=== Material provided ===

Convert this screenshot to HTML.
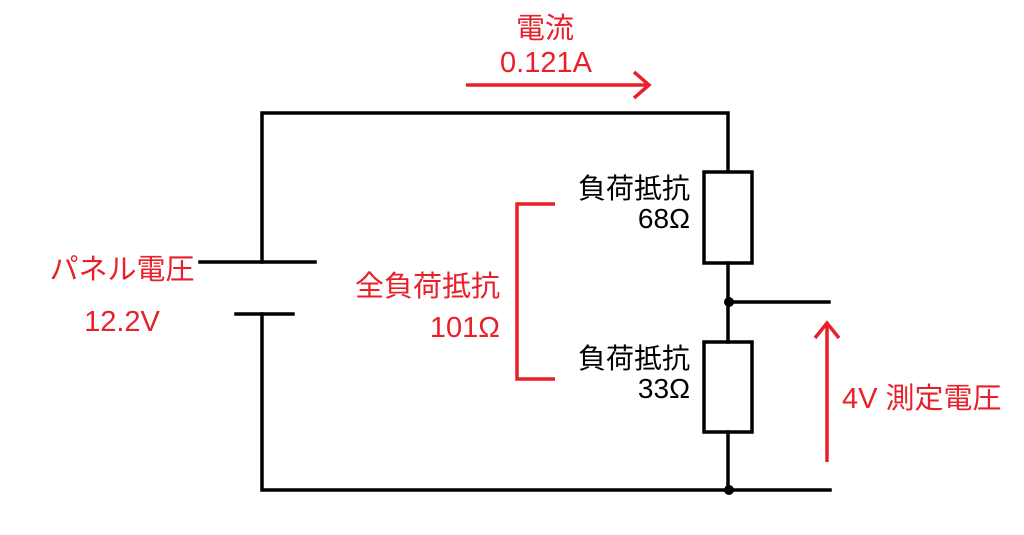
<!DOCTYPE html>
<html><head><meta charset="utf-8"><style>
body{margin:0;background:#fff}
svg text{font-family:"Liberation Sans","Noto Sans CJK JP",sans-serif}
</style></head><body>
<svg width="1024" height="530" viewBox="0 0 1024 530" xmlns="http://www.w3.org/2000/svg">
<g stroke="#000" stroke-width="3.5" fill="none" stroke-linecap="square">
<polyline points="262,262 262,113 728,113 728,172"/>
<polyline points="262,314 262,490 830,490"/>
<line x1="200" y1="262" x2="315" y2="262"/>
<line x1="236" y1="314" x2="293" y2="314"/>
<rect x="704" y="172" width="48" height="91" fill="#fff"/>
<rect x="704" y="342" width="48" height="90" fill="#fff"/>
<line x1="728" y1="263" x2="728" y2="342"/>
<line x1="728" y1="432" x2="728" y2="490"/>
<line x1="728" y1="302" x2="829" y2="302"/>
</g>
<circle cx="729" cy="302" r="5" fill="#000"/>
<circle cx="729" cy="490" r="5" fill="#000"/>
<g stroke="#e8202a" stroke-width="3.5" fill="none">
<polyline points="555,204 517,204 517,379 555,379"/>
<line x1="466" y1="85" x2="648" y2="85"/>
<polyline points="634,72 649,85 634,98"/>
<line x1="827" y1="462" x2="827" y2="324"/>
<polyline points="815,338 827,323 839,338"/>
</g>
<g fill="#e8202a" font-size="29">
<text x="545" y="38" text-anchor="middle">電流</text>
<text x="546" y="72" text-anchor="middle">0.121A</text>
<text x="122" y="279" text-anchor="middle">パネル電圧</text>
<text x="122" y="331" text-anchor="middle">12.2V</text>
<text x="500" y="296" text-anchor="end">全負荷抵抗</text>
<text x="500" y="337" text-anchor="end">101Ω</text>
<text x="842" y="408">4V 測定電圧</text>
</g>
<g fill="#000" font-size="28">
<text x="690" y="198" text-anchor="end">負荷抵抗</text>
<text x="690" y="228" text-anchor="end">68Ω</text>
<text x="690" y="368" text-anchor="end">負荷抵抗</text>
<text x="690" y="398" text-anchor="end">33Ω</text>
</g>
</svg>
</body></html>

===

What to do:
Copy all the lines of data exactly as they appear, dropping any images.

The answer:
Convert this screenshot to HTML.
<!DOCTYPE html>
<html><head><meta charset="utf-8"><style>
body{margin:0;background:#fff}
svg text{font-family:"Liberation Sans","Noto Sans CJK JP",sans-serif}
</style></head><body>
<svg width="1024" height="530" viewBox="0 0 1024 530" xmlns="http://www.w3.org/2000/svg">
<g stroke="#000" stroke-width="3.5" fill="none" stroke-linecap="square">
<polyline points="262,262 262,113 728,113 728,172"/>
<polyline points="262,314 262,490 830,490"/>
<line x1="200" y1="262" x2="315" y2="262"/>
<line x1="236" y1="314" x2="293" y2="314"/>
<rect x="704" y="172" width="48" height="91" fill="#fff"/>
<rect x="704" y="342" width="48" height="90" fill="#fff"/>
<line x1="728" y1="263" x2="728" y2="342"/>
<line x1="728" y1="432" x2="728" y2="490"/>
<line x1="728" y1="302" x2="829" y2="302"/>
</g>
<circle cx="729" cy="302" r="5" fill="#000"/>
<circle cx="729" cy="490" r="5" fill="#000"/>
<g stroke="#e8202a" stroke-width="3.5" fill="none">
<polyline points="555,204 517,204 517,379 555,379"/>
<line x1="466" y1="85" x2="648" y2="85"/>
<polyline points="634,72 649,85 634,98"/>
<line x1="827" y1="462" x2="827" y2="324"/>
<polyline points="815,338 827,323 839,338"/>
</g>
<g fill="#e8202a" font-size="29">
<text x="545" y="38" text-anchor="middle">電流</text>
<text x="546" y="72" text-anchor="middle">0.121A</text>
<text x="122" y="279" text-anchor="middle">パネル電圧</text>
<text x="122" y="331" text-anchor="middle">12.2V</text>
<text x="500" y="296" text-anchor="end">全負荷抵抗</text>
<text x="500" y="337" text-anchor="end">101Ω</text>
<text x="842" y="408">4V 測定電圧</text>
</g>
<g fill="#000" font-size="28">
<text x="690" y="198" text-anchor="end">負荷抵抗</text>
<text x="690" y="228" text-anchor="end">68Ω</text>
<text x="690" y="368" text-anchor="end">負荷抵抗</text>
<text x="690" y="398" text-anchor="end">33Ω</text>
</g>
</svg>
</body></html>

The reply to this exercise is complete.